JF nie miało własnych upraw. Mieli współpracować z rolnikami z całego świata, ale poza Portugalią były to kraje, no kraje nieciekawe, czasami strach jechać. Uprawy, wedle zdjęć przekazywanych przez JF, były fatalne, tak jakby kebaba robiono w toitoiu. No i nie spełniały jakichkolwiek standardów, nie tylko w Portugalii, a podobno miała to być „medyczna”. Na prośby inwestorów o kamerki pokazujące 24h co dzieje się w miejscach upraw, JF odpowiadało, że „coś tam coś tam przepisy nie pozwalają”.

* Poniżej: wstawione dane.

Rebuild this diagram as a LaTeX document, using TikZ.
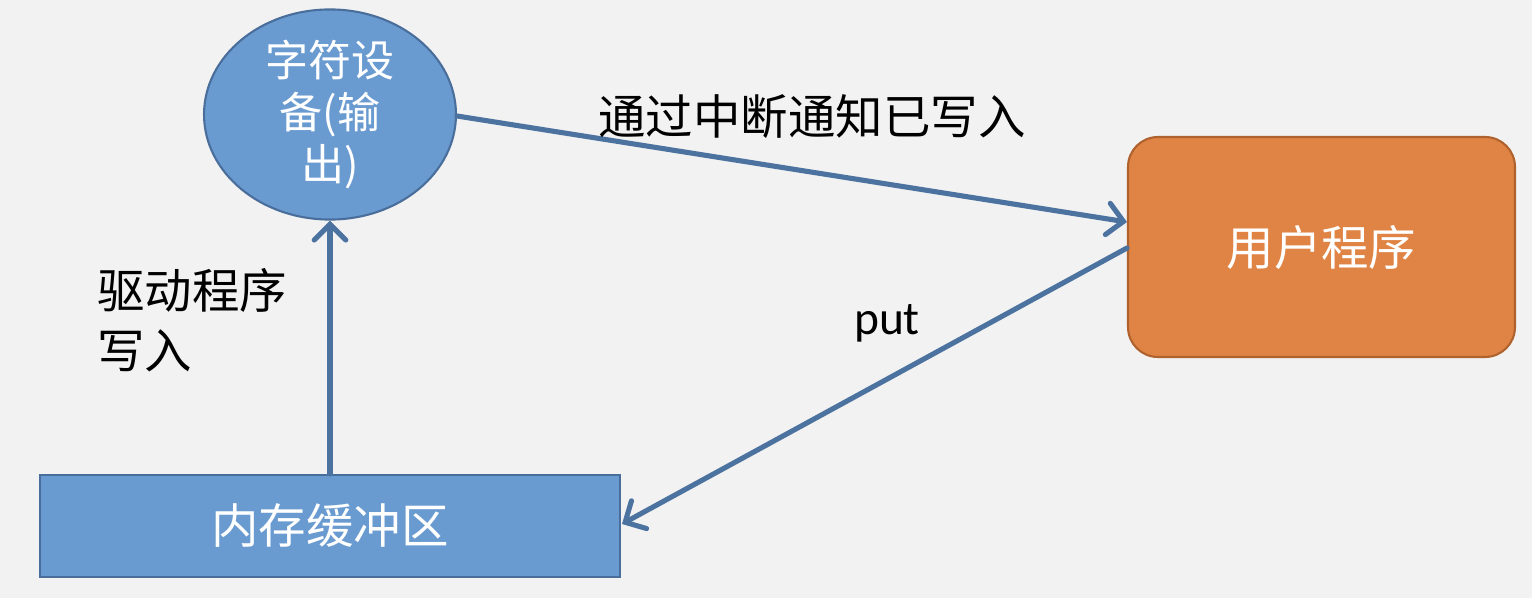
\documentclass[tikz,border=0pt]{standalone}
\usepackage{fontspec}
\setmainfont{Noto Sans CJK SC}
\newfontfamily\latinf{Carlito}
\usetikzlibrary{arrows.meta,shapes.geometric}
\definecolor{bgc}{HTML}{F2F2F2}
\definecolor{bluef}{HTML}{6A9BD0}
\definecolor{blued}{HTML}{4A6E9B}
\definecolor{arrc}{HTML}{4C72A0}
\definecolor{orangef}{HTML}{E08446}
\definecolor{oranged}{HTML}{B0622E}
\tikzset{
  conn/.style={draw=arrc, line width=2.9pt, line cap=round,
    -{Straight Barb[length=9pt,width=18pt,line cap=round]}},
  lbl/.style={font=\fontsize{27}{34}\selectfont, text=black, inner sep=0pt},
  wtxt/.style={font=\fontsize{27}{34}\selectfont, text=white},
}
\begin{document}
\begin{tikzpicture}[x=0.02cm,y=-0.02cm]
\useasboundingbox[fill=bgc] (0,0) rectangle (1532,598);
\node[ellipse, draw=blued, line width=1.2pt, fill=bluef, minimum width=5.04cm, minimum height=4.1cm, inner sep=0pt,
  align=center, font=\fontsize{24.5}{29.5}\selectfont, text=white] (dev) at (330,114.5) {字符设\\备(输\\出)};
\node[rectangle, draw=blued, line width=1.2pt, fill=bluef, minimum width=11.6cm, minimum height=2.04cm, inner sep=0pt, wtxt] (buf) at (330,526) {内存缓冲区};
\node[rectangle, rounded corners=17pt, draw=oranged, line width=1.2pt, fill=orangef, minimum width=7.74cm, minimum height=4.4cm, inner sep=0pt, wtxt] (usr) at (1321.5,247) {用户程序};
\coordinate (a1) at (457,116);
\coordinate (a2) at (1127,222);
\coordinate (b1) at (1127,248);
\coordinate (b2) at (622,524);
\draw[conn] (buf.north) -- (dev.south);
\draw[conn] (a1) -- (a2);
\draw[conn] (b1) -- (b2);
\node[lbl, anchor=center] (t1) at (812,117) {通过中断通知已写入};
\node[lbl, anchor=center] (t2) at (887,323) {\latinf put};
\node[lbl, anchor=north west, align=left] (t3) at (97,268) {驱动程序\\写入};
\end{tikzpicture}
\end{document}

Ten mail z informacją o strajku niektórzy uznali za próby uspokojenia inwestorów przez oszustów. Wiecie, „to chwilowy brak dostępu, żeby zabezpieczyć wasz hajs”. W ogóle pojawiło się od razu wiele sprzecznych informacji, fakenewsów, jakieś skany paszportów Federacji Rosyjskiej ludzi mających być szarą eminencją JF (bo przecież ten Alan to typowy słup), a potem ktoś pisze, że te paszporty wyglądają wprost na fałszywe.
No, w każdym razie to nie pierwszy scam w biznesie konopnym. Dobrze, że te zyski wydawały się od początku na tyle podejrzane, że nie postanowiłem wysłać im tych 50 euro (a czytałem żale, że ktoś zainwestował w 700 roślin).